Our process blends quantitative and qualitative methods, drawing from a mix of data sources and engagement tools to build an accurate, dynamic map of a place’s ecosystem. Key elements of our methodology include:

  • Desk Research: Analysing public and proprietary datasets, previous studies, policy documents, and online sources to create a baseline picture.

  • Stakeholder Mapping: Identifying and categorising key actors, organisations, and networks—understanding their roles, interests, and relationships.

  • Field Research: Conducting interviews, workshops, and observation-based research to fill gaps, ground-truth data, and surface local insights.

  • Data Visualisation: Presenting findings in intuitive and accessible formats, from relationship maps and dashboards to spatial or thematic overlays—tailored to suit decision-makers, funders, or public audiences.

Where needed, we also draw on digital tools for mapping and analysis, including GIS platforms, CRM systems, open data sources, and collaborative research platforms.


What We Map—and Why It Matters

Depending on local goals and context, we tailor each project to focus on different types of assets and ecosystems.

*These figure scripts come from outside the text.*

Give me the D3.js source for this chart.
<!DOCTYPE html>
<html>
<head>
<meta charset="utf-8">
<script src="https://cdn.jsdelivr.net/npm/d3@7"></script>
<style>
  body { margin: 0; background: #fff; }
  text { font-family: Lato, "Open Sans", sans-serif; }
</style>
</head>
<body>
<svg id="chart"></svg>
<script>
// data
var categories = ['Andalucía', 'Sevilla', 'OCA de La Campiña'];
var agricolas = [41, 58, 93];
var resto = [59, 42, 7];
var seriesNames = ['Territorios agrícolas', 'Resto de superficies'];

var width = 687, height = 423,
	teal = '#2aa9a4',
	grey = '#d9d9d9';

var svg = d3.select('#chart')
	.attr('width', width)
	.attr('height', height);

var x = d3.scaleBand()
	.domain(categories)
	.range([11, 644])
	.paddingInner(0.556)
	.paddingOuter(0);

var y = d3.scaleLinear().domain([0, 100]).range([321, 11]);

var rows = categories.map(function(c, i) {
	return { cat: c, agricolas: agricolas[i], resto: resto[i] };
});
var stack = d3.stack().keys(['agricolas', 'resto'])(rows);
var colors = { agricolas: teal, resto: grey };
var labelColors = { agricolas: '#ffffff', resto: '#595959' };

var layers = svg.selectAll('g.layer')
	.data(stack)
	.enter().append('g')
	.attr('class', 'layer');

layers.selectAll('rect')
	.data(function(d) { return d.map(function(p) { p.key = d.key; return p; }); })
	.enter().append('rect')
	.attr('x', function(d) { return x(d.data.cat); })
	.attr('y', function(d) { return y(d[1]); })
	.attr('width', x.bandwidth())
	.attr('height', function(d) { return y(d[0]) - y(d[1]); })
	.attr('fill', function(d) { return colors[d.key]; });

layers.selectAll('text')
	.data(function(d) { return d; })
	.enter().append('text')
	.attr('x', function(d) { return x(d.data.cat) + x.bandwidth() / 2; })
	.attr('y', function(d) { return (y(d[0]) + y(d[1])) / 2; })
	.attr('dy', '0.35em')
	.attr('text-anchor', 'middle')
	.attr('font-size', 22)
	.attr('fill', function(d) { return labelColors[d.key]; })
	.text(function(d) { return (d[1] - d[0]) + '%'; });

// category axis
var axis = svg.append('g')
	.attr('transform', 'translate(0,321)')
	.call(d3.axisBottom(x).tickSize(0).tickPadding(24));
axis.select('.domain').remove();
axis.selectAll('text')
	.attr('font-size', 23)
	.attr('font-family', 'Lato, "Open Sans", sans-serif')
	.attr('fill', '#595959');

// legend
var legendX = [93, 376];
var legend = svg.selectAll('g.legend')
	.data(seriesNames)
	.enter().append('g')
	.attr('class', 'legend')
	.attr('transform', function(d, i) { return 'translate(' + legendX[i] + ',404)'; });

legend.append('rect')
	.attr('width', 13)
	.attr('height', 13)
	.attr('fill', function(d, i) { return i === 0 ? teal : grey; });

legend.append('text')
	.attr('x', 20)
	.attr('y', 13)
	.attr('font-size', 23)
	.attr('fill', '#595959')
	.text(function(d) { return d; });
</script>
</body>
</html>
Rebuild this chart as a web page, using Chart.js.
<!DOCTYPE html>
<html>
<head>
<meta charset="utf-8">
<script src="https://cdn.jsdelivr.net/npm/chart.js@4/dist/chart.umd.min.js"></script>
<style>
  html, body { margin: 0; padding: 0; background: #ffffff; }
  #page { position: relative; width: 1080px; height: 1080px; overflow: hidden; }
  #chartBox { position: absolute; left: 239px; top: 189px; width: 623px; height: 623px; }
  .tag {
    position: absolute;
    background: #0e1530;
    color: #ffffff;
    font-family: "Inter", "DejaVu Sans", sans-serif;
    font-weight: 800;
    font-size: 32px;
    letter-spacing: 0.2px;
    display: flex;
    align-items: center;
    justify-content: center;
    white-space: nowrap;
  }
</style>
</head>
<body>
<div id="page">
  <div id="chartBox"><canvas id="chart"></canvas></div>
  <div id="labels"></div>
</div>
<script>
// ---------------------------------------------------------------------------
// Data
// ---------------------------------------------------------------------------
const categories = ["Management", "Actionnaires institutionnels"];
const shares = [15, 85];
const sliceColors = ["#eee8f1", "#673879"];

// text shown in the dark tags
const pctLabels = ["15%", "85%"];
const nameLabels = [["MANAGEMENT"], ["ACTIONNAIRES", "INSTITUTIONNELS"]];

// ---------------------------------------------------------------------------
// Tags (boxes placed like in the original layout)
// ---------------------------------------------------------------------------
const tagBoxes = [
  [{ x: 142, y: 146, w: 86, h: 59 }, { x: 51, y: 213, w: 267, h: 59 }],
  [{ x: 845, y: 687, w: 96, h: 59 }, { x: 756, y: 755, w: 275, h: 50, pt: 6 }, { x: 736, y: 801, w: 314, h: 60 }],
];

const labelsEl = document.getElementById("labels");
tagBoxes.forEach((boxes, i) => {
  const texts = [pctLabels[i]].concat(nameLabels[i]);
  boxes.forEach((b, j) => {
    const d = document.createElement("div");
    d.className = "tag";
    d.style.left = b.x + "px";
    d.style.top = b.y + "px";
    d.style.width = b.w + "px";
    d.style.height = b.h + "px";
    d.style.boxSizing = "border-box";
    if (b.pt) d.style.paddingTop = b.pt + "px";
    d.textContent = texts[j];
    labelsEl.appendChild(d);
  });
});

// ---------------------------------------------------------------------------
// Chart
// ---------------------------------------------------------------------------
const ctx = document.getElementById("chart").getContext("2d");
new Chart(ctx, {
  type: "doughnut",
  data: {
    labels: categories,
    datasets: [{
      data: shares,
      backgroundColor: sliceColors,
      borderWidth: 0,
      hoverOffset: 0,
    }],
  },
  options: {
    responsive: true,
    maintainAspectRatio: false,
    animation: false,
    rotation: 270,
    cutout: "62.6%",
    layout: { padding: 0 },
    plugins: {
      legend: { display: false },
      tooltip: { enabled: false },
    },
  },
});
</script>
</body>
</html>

Typical categories include:

  • Human Capital: Skills, leadership, local champions, research communities, and educational institutions.

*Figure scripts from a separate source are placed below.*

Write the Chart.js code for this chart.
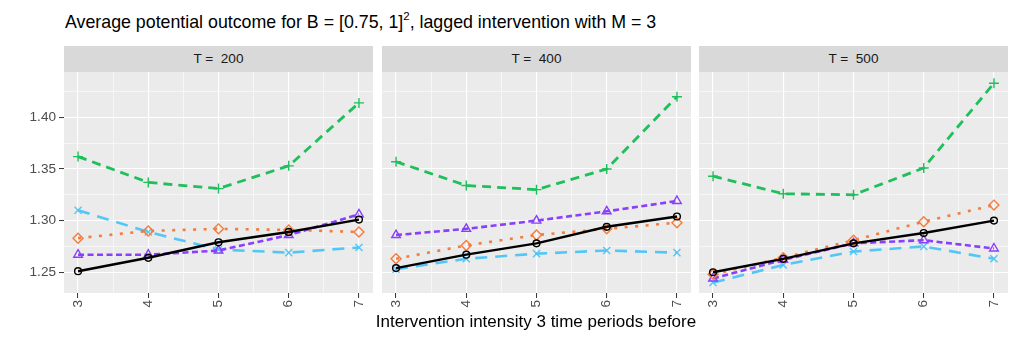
<!DOCTYPE html>
<html>
<head>
<meta charset="utf-8">
<script src="https://cdn.jsdelivr.net/npm/chart.js@4.4.0/dist/chart.umd.min.js"></script>
<style>
body { margin: 0; background: #fff; width: 1017px; height: 339px; overflow: hidden; position: relative; font-family: "Liberation Sans", Arial, sans-serif; }
#titulo { position: absolute; left: 65px; top: 13px; font-size: 17.8px; line-height: 18px; color: #000; white-space: nowrap; }
#titulo sup { font-size: 11.5px; vertical-align: baseline; position: relative; top: -8.5px; }
.faixa { position: absolute; top: 46px; height: 26px; width: 309px; line-height: 26px; background: #d9d9d9; text-align: center; font-size: 13.6px; color: #1a1a1a; white-space: pre; }
canvas { position: absolute; top: 72px; }
#eixo-x { position: absolute; left: 64px; width: 944px; top: 313px; text-align: center; font-size: 17px; line-height: 17px; color: #000; }
</style>
</head>
<body>
<div id="titulo">Average potential outcome for B = [0.75, 1]<sup>2</sup>, lagged intervention with M = 3</div>

<div class="faixa" style="left:64px">T =  200</div>
<div class="faixa" style="left:382px">T =  400</div>
<div class="faixa" style="left:699px">T =  500</div>

<canvas id="grafico-200" width="373" height="267" style="left:0px"></canvas>
<canvas id="grafico-400" width="309" height="267" style="left:382px"></canvas>
<canvas id="grafico-500" width="309" height="267" style="left:699px"></canvas>

<div id="eixo-x">Intervention intensity 3 time periods before</div>

<script>
// Dados
const intensidade = [3, 4, 5, 6, 7];
const ticksX = [3, 4, 5, 6, 7];
const ticksXMenores = [3.5, 4.5, 5.5, 6.5];
const ticksY = [1.25, 1.30, 1.35, 1.40];
const ticksYMenores = [1.275, 1.325, 1.375, 1.425];

// cada lista: [T = 200, T = 400, T = 500]
const preto = [
    [1.251, 1.264, 1.279, 1.289, 1.301],
    [1.254, 1.267, 1.278, 1.294, 1.304],
    [1.250, 1.263, 1.278, 1.288, 1.300]
];
const verde = [
    [1.362, 1.337, 1.331, 1.353, 1.414],
    [1.357, 1.334, 1.330, 1.350, 1.420],
    [1.343, 1.326, 1.325, 1.351, 1.433]
];
const azul = [
    [1.310, 1.289, 1.272, 1.269, 1.274],
    [1.253, 1.263, 1.268, 1.271, 1.269],
    [1.240, 1.257, 1.270, 1.275, 1.263]
];
const laranja = [
    [1.283, 1.290, 1.292, 1.291, 1.289],
    [1.263, 1.276, 1.286, 1.292, 1.298],
    [1.248, 1.264, 1.281, 1.299, 1.315]
];
const roxo = [
    [1.267, 1.267, 1.271, 1.286, 1.306],
    [1.286, 1.292, 1.300, 1.309, 1.319],
    [1.244, 1.262, 1.278, 1.281, 1.273]
];

// Estilos das series
const series = [
    { valores: preto, cor: '#000000', largura: 2.4, traco: [], marcador: 'circle', raio: 3.4 },
    { valores: laranja, cor: '#f47c3c', largura: 2.6, traco: [3, 7.5], marcador: 'rectRot', raio: 5 },
    { valores: roxo, cor: '#8a3ffc', largura: 2.6, traco: [6, 3.5], marcador: 'triangle', raio: 5 },
    { valores: azul, cor: '#54c6f6', largura: 2.6, traco: [12, 8], marcador: 'crossRot', raio: 5 },
    { valores: verde, cor: '#1fbf5c', largura: 2.8, traco: [9, 6], marcador: 'cross', raio: 5 }
];

const perto = (a, b) => Math.abs(a - b) < 1e-6;
const ehMaior = (v, lista) => lista.some(t => perto(t, v));

// Fundo cinza do painel
const fundoPainel = {
    id: 'fundoPainel',
    beforeDraw(chart) {
        const a = chart.chartArea;
        const c = chart.ctx;
        c.save();
        c.fillStyle = '#ebebeb';
        c.fillRect(a.left, a.top, a.right - a.left, a.bottom - a.top);
        c.restore();
    }
};

function semPadding(s) {
    s.paddingLeft = 0;
    s.paddingRight = 0;
    s.paddingTop = 0;
    s.paddingBottom = 0;
}

function gradeEixo(maiores) {
    return {
        color: '#ffffff',
        lineWidth: ctx => (ctx.tick && ehMaior(ctx.tick.value, maiores)) ? 1.1 : 0.55,
        tickColor: ctx => (ctx.tick && ehMaior(ctx.tick.value, maiores)) ? '#333333' : 'rgba(0,0,0,0)',
        tickWidth: 1,
        tickLength: 5,
        drawTicks: true
    };
}

function criarGrafico(id, indice, comEixoY) {
    const ctx = document.getElementById(id).getContext('2d');
    new Chart(ctx, {
        type: 'line',
        data: {
            datasets: series.map(s => ({
                data: intensidade.map((x, i) => ({ x: x, y: s.valores[indice][i] })),
                borderColor: s.cor,
                borderWidth: s.largura,
                borderDash: s.traco,
                borderCapStyle: 'butt',
                pointStyle: s.marcador,
                pointRadius: s.raio,
                pointBorderColor: s.cor,
                pointBackgroundColor: 'rgba(0,0,0,0)',
                pointBorderWidth: 1.4,
                tension: 0,
                fill: false
            }))
        },
        options: {
            responsive: false,
            animation: false,
            devicePixelRatio: 1,
            layout: { padding: 0, autoPadding: false },
            plugins: {
                legend: { display: false },
                tooltip: { enabled: false },
                title: { display: false }
            },
            scales: {
                x: {
                    type: 'linear',
                    min: 2.8,
                    max: 7.2,
                    afterBuildTicks: s => { s.ticks = ticksX.concat(ticksXMenores).sort((a, b) => a - b).map(v => ({ value: v })); },
                    afterFit: s => { s.height = 46; semPadding(s); },
                    border: { display: false },
                    grid: gradeEixo(ticksX),
                    ticks: {
                        autoSkip: false,
                        minRotation: 90,
                        maxRotation: 90,
                        padding: 2,
                        color: '#4d4d4d',
                        font: { family: '"Liberation Sans", Arial, sans-serif', size: 13.6 },
                        callback: v => ehMaior(v, ticksX) ? String(v) : ''
                    }
                },
                y: {
                    type: 'linear',
                    min: 1.2299,
                    max: 1.4439,
                    afterBuildTicks: s => { s.ticks = ticksY.concat(ticksYMenores).sort((a, b) => a - b).map(v => ({ value: v })); },
                    afterFit: s => { s.width = comEixoY ? 64 : 0; semPadding(s); },
                    border: { display: false },
                    grid: Object.assign(gradeEixo(ticksY), { drawTicks: comEixoY }),
                    ticks: {
                        display: comEixoY,
                        autoSkip: false,
                        padding: 3,
                        color: '#4d4d4d',
                        font: { family: '"Liberation Sans", Arial, sans-serif', size: 13.6 },
                        callback: v => ehMaior(v, ticksY) ? v.toFixed(2) : ''
                    }
                }
            }
        },
        plugins: [fundoPainel]
    });
}

criarGrafico('grafico-200', 0, true);
criarGrafico('grafico-400', 1, false);
criarGrafico('grafico-500', 2, false);
</script>
</body>
</html>
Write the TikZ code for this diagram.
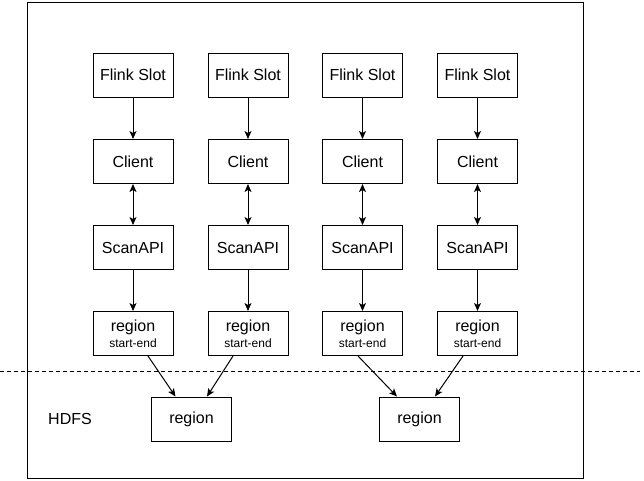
\documentclass[tikz,border=0pt]{standalone}
\usepackage{fontspec}
\setmainfont{Liberation Sans}
\usetikzlibrary{arrows.meta}
\newcommand\bigfont[0]{\fontsize{16}{19}\selectfont}
\newcommand\smallfont[0]{\fontsize{12}{14}\selectfont}
\tikzset{box/.style={draw,line width=1pt,minimum width=80pt,minimum height=44pt,inner sep=0pt,font=\bigfont,align=center},
  link/.style={line width=1pt,-{Stealth[length=8pt,width=7pt,inset=2pt]}},
  twolink/.style={line width=1pt,{Stealth[length=8pt,width=7pt,inset=2pt]}-{Stealth[length=8pt,width=7pt,inset=2pt]}}}

\begin{document}
\begin{tikzpicture}[x=1pt,y=-1pt]

\useasboundingbox (0,0) rectangle (644,480);
\draw[line width=1pt] (27,2) rectangle (583,478);

\node[box] (f1) at (133,75) {Flink Slot};
\node[box] (f2) at (248,75) {Flink Slot};
\node[box] (f3) at (362.5,75) {Flink Slot};
\node[box] (f4) at (477.5,75) {Flink Slot};

\node[box] (c1) at (133,161.5) {Client};
\node[box] (c2) at (248,161.5) {Client};
\node[box] (c3) at (362.5,161.5) {Client};
\node[box] (c4) at (477.5,161.5) {Client};

\node[box] (s1) at (133,247.5) {ScanAPI};
\node[box] (s2) at (248,247.5) {ScanAPI};
\node[box] (s3) at (362.5,247.5) {ScanAPI};
\node[box] (s4) at (477.5,247.5) {ScanAPI};

\node[box] (r1) at (133,333.5) {region\\[-3pt]{\smallfont start-end}};
\node[box] (r2) at (248,333.5) {region\\[-3pt]{\smallfont start-end}};
\node[box] (r3) at (362.5,333.5) {region\\[-3pt]{\smallfont start-end}};
\node[box] (r4) at (477.5,333.5) {region\\[-3pt]{\smallfont start-end}};

\node[box] (h1) at (191.5,419) {region};
\node[box] (h2) at (419.5,419) {region};
\node[font=\bigfont,anchor=west,inner sep=0pt] (hdfs) at (48,419) {HDFS};

% hdfs boundary
\coordinate (dl) at (0,371);
\coordinate (dr) at (640,371);
\draw[line width=1pt,dash pattern=on 4pt off 3pt] (dl) -- (dr);

\draw[link] (f1) -- (c1);
\draw[link] (f2) -- (c2);
\draw[link] (f3) -- (c3);
\draw[link] (f4) -- (c4);

\draw[twolink] (c1) -- (s1);
\draw[twolink] (c2) -- (s2);
\draw[twolink] (c3) -- (s3);
\draw[twolink] (c4) -- (s4);

\draw[link] (s1) -- (r1);
\draw[link] (s2) -- (r2);
\draw[link] (s3) -- (r3);
\draw[link] (s4) -- (r4);

\draw[link] ([xshift=15pt]r1.south) -- ([xshift=-16pt]h1.north);
\draw[link] ([xshift=-15pt]r2.south) -- ([xshift=15.5pt]h1.north);
\draw[link] ([xshift=-4.5pt]r3.south) -- ([xshift=-22.5pt]h2.north);
\draw[link] ([xshift=-14.5pt]r4.south) -- ([xshift=15.5pt]h2.north);

\end{tikzpicture}
\end{document}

  • Organisational Assets: Local authorities, anchor institutions, NGOs, grassroots organisations, innovation hubs.

  • Economic Assets: Startups, SMEs, corporates, sector clusters, investment funds, supply chains.

  • Physical and Digital Infrastructure: Workspaces, transport links, broadband networks, data platforms, energy systems.

  • Social and Cultural Capital: Community networks, civic spaces, digital inclusion initiatives, creative and heritage organisations.

  • Policy and Governance Landscape: Strategic initiatives, regulatory frameworks, public sector programmes and partnerships.

By revealing the patterns, gaps, and synergies within and between these domains, ecosystem mapping enables more informed decision-making—helping cities to focus effort where it will have the greatest impact.

Use Cases and Outcomes

Asset and ecosystem mapping can support a wide range of strategic and operational goals, including:

  • Strategy Design: Informing smart city and economic development strategies with a real understanding of local capabilities and gaps.

  • Partnership Development: Identifying potential collaborators, intermediaries, and champions within the local system.

  • Targeted Investment: Helping cities and funders align investment with existing strengths or areas of unmet potential.

  • Policy Alignment: Supporting better coordination across departments, sectors, and levels of government.

  • Monitoring and Evaluation: Creating a baseline for future impact measurement and continuous learning.

By combining place-based knowledge with structured analysis, our mapping work becomes a launchpad for more coherent, inclusive, and resilient transformation efforts.